How the loops are regulated VENDOR — Lenovo RM100
| Loop | Controls | Strategy / detail |
|---|---|---|
| Pump (VFD) | Flow or ΔP control | Ramp pump speed until measured flow = setpoint, or until supply-return ΔP = setpoint (10 s scan to avoid oscillation). ΔP control is the common default for direct-to-chip with many parallel server branches (holds head as node valves open/close); flow control where a fixed total delivery is the target. Supply temp is not a pump-loop variable. |
| Temperature (PID + valve) | PID on primary 2-way / 3-way valve | Modulates 0–100% flow (or 0% bypass → 100% HX). Demand-vs-feedback checked every 15 min; >10% deviation → valve fault. Loss of valve signal fails to bypass/closed = no cooling. Retune via Ziegler-Nichols (PI for slow loads, PID for fast). |
| Setpoint / reset | Fixed SP / SP + dew-point offset | RM100 default secondary setpoint 18 °C. Vertiv XDU1350 secondary range 10–52 °C, dew-point control standard. Framed by ASHRAE W-classes (W17/W27/W32/W40 new/W45/W+) STANDARD. |
| Dew-point reset | Room temp + RH monitor | If dew point rises within 3 °C of setpoint, the CDU re-adjusts to stay ≥3 °C above dew point; RH-sensor failure → safe fallback to Fixed SP 18 °C. ASHRAE concurs: coolant must stay above dew point |
| N+1 pump changeover | Lead/standby, 7-day duty | Changeover ~0.25 s; on restart picks lowest-runtime pump; if a pump can't reach 90% of demand within 100 s it stops, standby starts, alarms raise; both failing → latching shutdown. |
| Leak → action | Level sensor + pressure interlock | Latching SHUTDOWN if level-open AND flow/dP <50% setpoint (1 s delay); external rope/spot leak-tape connector. Boyd alternative = bypass-loop standby. A dedicated motorised leak-isolation-valve algorithm is not publicly disclosed — documented responses are pump-shutdown or bypass-standby. |
BMS / DCIM protocols actually supported (per vendor)

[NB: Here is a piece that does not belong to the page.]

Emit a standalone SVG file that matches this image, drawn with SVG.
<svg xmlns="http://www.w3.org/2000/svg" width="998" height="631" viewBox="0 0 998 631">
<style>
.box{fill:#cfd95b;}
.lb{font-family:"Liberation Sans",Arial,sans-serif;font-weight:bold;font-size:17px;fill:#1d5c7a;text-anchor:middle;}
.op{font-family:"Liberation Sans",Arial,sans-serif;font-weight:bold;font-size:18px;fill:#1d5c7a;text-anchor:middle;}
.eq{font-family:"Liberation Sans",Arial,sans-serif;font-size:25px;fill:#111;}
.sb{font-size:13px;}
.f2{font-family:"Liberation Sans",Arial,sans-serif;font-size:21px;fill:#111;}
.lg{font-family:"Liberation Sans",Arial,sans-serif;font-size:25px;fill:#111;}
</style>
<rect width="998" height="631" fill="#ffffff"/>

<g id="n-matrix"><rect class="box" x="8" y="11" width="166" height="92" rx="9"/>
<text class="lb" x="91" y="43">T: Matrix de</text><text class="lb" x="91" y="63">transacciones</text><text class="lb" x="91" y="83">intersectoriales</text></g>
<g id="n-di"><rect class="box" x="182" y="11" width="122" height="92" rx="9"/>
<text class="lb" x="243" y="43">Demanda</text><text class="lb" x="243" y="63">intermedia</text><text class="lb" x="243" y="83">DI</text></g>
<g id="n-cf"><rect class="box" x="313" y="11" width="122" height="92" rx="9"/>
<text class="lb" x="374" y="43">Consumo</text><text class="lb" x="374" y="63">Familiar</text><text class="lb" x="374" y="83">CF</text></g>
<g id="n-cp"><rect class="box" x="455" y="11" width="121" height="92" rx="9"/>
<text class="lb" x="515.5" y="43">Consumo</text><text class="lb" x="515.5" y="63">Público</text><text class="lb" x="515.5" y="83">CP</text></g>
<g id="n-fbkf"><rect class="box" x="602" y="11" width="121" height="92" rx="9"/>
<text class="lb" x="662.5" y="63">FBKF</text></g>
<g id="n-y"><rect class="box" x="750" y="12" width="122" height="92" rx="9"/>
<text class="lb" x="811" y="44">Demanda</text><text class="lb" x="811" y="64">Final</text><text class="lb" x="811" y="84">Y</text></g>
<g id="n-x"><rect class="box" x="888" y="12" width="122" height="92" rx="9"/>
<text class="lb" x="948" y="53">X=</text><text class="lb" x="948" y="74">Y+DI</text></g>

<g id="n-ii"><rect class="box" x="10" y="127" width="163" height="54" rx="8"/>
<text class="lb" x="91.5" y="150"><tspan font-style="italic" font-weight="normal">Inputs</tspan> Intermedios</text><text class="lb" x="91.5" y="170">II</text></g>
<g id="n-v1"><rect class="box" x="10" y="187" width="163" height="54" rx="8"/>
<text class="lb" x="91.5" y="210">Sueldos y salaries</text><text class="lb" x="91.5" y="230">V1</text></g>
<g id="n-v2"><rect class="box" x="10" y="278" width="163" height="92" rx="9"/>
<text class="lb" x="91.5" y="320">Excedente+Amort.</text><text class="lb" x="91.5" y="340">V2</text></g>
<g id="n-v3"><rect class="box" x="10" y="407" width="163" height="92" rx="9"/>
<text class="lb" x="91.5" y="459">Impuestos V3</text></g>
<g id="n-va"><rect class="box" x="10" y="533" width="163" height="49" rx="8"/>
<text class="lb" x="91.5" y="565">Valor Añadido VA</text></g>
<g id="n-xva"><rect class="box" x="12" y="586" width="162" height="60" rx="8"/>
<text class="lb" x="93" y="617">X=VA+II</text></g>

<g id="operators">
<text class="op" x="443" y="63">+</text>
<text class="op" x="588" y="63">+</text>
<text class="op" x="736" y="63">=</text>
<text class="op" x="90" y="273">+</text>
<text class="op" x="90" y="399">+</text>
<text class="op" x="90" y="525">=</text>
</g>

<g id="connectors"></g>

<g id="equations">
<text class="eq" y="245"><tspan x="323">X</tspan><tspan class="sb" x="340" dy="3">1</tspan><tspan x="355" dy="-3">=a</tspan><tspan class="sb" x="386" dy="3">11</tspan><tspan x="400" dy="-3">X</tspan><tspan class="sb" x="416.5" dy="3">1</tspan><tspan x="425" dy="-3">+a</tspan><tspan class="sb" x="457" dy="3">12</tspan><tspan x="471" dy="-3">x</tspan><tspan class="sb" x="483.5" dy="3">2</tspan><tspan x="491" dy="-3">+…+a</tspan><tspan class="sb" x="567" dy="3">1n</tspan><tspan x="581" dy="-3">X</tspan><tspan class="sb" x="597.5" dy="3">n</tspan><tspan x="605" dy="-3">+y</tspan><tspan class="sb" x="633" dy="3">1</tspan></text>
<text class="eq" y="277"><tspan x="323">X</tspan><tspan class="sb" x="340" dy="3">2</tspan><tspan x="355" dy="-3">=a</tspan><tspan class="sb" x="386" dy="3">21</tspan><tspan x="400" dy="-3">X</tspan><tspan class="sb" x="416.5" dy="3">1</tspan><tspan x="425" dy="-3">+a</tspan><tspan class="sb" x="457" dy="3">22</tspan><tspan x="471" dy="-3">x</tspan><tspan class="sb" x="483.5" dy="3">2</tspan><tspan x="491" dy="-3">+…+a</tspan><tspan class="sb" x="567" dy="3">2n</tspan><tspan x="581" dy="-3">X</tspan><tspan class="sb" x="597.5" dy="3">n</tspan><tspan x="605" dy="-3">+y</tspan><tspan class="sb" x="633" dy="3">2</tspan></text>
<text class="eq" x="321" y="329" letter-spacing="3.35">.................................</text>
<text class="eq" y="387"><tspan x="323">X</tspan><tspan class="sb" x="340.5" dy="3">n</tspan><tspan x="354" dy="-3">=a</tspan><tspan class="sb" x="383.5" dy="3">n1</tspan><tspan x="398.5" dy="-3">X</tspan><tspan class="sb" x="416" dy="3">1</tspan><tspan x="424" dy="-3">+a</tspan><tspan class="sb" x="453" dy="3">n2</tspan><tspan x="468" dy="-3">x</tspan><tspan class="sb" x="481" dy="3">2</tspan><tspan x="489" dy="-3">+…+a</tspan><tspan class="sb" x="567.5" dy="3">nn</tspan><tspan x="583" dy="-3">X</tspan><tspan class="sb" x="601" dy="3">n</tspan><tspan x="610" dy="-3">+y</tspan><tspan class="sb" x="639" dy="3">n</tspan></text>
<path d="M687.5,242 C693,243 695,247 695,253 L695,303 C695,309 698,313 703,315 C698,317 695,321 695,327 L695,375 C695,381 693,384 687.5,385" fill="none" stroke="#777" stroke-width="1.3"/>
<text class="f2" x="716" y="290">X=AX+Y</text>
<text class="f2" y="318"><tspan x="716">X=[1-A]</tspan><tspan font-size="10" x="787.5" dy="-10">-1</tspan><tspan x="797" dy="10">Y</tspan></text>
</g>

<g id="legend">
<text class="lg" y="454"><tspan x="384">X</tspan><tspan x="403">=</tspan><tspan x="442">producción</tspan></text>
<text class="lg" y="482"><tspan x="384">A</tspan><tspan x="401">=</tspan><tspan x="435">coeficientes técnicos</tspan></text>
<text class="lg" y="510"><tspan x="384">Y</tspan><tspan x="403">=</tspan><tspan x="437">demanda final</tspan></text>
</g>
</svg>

| Vendor / product | Modbus | BACnet | SNMP | Redfish | Notes |
|---|---|---|---|---|---|
| Vertiv XDU1350 | RTU+TCP | — | Yes | — | CLI, web server, 7″ HMI |
| CoolIT CHx/AHx (CHx2000) | Yes | Yes | Yes | Yes | "+ many others"; group control 20 units |
| Motivair / by Schneider | Yes (+LON) | MS/TP + IP | Yes | — | EcoStruxure integration |
| Lenovo Neptune (XCC) | RS485/CAN | — | v3 | Redfish | Dual Ethernet; XClarity Call-Home |
| ZutaCore | — | — | — | RESTful | HyperCool Cloud fleet ops |
| OCP requirement | legacy | legacy | legacy | REQUIRED | Prometheus telemetry; pump-RPM + valve-aperture commands |
03 After-sales, support & warranty
Serviceability and support are where deployments live or die over a 5–10 year life. Note two recent ownership moves that change the after-sales entity: Boyd Thermal → Eaton (CDU service is now Eaton's) and Motivair → Schneider Electric (75%). Published warranty lengths are rare — most vendors don't disclose them, so the table marks "n/d" honestly rather than guessing.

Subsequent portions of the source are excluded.